== Provided information ==
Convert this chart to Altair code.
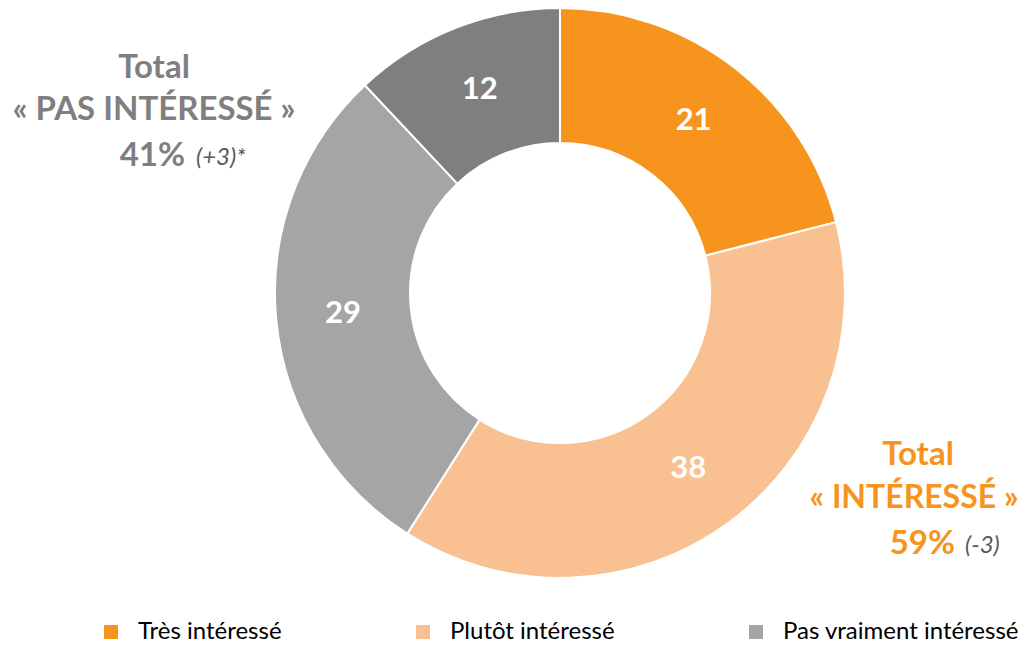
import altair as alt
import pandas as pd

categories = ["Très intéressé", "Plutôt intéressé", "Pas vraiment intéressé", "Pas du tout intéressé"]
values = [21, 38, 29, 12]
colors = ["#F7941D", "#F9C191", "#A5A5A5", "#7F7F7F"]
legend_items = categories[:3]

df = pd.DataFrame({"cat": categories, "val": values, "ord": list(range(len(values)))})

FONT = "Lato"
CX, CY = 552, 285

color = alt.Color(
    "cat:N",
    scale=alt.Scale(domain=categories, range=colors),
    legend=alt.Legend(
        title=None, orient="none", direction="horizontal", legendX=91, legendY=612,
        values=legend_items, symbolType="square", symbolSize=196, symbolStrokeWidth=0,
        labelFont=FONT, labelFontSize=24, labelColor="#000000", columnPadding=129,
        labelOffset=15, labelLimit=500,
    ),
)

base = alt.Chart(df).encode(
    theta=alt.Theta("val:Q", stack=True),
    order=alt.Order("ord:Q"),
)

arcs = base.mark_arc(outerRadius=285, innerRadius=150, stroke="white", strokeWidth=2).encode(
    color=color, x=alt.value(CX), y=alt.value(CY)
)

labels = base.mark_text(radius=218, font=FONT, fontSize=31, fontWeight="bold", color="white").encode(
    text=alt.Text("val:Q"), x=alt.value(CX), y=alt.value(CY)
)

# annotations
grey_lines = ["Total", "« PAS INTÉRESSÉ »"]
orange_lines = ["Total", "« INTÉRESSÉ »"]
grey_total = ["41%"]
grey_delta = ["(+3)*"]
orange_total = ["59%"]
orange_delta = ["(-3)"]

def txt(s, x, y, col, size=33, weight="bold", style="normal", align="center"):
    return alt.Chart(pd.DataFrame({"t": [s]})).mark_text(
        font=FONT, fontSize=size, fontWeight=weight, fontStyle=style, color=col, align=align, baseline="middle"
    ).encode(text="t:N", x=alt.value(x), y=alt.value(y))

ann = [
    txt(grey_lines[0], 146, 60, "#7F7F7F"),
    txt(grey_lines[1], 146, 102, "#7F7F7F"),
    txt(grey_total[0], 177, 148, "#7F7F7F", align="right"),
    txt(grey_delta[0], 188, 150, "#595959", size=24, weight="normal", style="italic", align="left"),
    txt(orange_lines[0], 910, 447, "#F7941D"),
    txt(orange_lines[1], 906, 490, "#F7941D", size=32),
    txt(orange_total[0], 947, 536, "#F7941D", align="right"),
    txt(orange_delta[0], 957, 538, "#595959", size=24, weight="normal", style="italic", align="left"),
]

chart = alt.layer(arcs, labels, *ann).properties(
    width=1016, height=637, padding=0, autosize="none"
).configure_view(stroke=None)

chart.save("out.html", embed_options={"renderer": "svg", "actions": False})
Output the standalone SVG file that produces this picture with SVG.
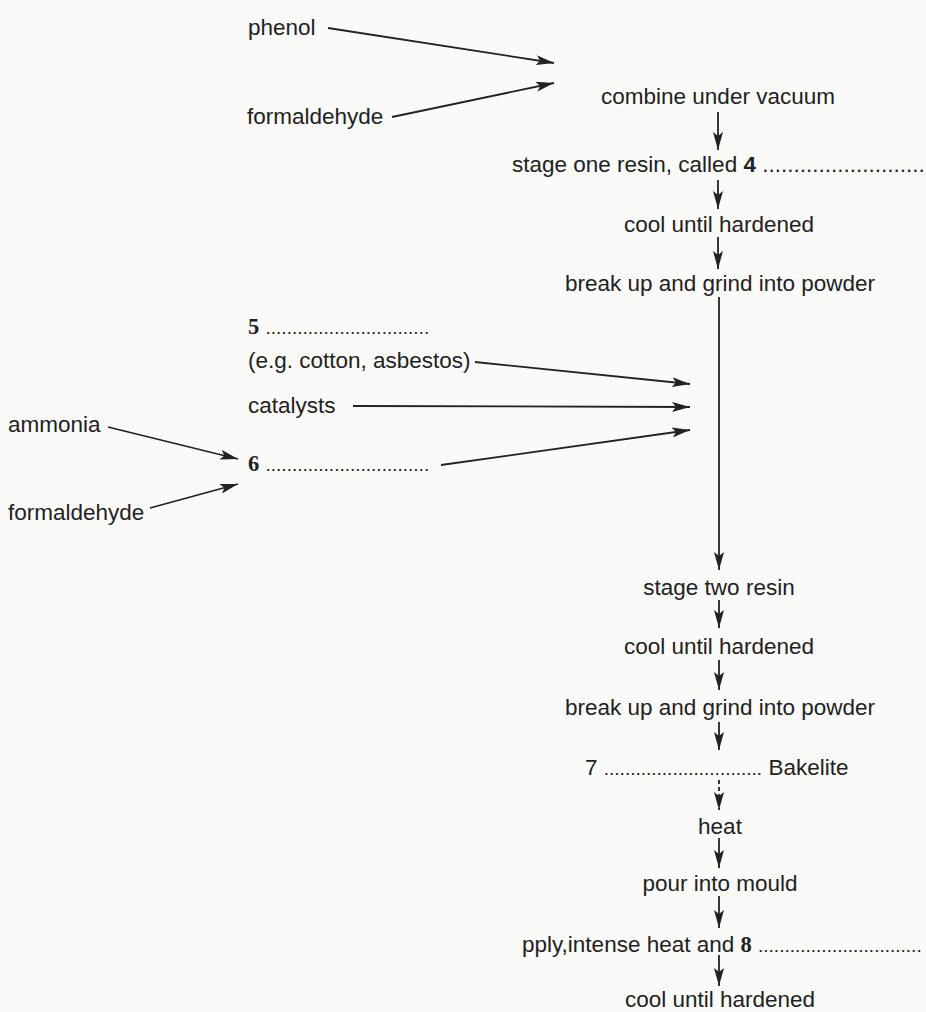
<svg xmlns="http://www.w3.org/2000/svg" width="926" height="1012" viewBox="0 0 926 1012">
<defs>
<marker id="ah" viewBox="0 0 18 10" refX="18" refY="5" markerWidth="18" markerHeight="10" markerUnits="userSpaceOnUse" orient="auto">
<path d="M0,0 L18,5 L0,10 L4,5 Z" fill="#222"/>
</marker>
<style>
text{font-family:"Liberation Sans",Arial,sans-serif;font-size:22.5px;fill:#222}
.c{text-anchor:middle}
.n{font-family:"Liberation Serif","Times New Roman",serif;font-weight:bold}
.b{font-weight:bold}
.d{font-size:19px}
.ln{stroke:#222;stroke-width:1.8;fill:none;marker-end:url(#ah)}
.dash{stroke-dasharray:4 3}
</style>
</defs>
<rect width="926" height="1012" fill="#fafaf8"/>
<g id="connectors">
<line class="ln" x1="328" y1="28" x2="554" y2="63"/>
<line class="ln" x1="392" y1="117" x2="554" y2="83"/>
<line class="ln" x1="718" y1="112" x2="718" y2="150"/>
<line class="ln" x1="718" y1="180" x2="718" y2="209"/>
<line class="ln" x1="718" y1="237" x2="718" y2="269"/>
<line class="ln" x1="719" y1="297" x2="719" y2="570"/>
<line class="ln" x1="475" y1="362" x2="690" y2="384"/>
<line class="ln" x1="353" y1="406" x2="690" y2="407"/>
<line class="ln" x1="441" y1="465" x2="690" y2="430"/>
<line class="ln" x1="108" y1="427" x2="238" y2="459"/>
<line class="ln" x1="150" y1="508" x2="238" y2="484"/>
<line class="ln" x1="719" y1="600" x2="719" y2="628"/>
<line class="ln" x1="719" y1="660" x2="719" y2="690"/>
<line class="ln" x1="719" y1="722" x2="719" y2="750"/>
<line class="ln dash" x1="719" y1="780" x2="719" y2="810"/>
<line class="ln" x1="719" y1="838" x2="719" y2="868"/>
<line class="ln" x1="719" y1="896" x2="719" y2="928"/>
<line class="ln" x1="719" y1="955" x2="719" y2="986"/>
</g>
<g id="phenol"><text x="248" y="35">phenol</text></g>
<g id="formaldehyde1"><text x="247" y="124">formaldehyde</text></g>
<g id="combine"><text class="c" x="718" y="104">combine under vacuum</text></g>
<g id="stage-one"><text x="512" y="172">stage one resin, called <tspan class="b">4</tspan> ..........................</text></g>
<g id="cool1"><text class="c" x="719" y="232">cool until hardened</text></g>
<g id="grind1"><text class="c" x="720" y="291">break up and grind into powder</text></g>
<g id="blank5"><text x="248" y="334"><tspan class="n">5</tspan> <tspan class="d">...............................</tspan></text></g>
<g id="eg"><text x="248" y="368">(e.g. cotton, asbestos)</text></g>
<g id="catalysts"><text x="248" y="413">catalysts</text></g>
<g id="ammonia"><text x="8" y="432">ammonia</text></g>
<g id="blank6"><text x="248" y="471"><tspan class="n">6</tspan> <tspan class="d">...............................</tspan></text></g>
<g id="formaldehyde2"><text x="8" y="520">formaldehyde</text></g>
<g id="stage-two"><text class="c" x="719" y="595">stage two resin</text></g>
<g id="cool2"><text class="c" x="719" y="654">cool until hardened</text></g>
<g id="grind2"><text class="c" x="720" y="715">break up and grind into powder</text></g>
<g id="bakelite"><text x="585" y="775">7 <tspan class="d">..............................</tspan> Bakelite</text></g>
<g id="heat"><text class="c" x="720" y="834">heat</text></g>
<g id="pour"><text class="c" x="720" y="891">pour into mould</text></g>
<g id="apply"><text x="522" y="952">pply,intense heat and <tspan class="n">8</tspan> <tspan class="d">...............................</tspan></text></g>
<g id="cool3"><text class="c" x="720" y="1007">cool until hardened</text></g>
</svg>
===
Problem to work on:
Count each line of the entries that holds the word "this", then state the total and nothing more.

Solution to the problem:
2